With news that personal spending has achieved its largest monthly gain in 19 months, many on Wall Street apparently say that actual spending reflected in the Commerce Department's July report carries more weight than recent low readings for consumer confidence. Stocks surged by more than 2% Monday partly on news of the welcome increase in consumption by 0.8%; spending had declined by 0.1% the previous month.
In contrast, data released just Friday showed consumer confidence fell to its lowest level since November 2008. That finding, based on the Thomson Reuters/University of Michigan consumer sentiment index, matched a similar "consumer comfort index" published by Bloomberg that only recently approached striking distance of the 26-year-old index's all-time low in January 2009.
So, what matters more: consumers' actual spending or an intangible general mood based on survey data?
Prominent academic economists are among those who view confidence as the key driver of the economy.
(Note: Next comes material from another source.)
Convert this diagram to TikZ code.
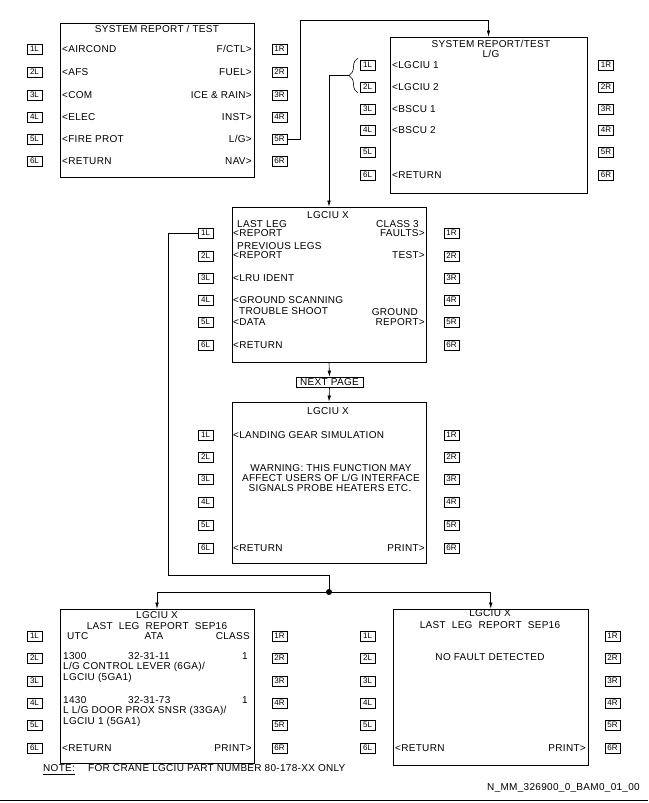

Yale professor Robert Shiller, speaking at a conference earlier this year, was emphatic in stating that "confidence drives the economy." He expanded on that view in Monday's New Republic, interpreting John Maynard Keynes' view that a general mood of confidence was of greater weight than objective facts or information. "If we think confidence is returning, then confidence will return," Shiller writes. He advocates boosting taxes and government spending, but in tandem, so that the national debt would not increase.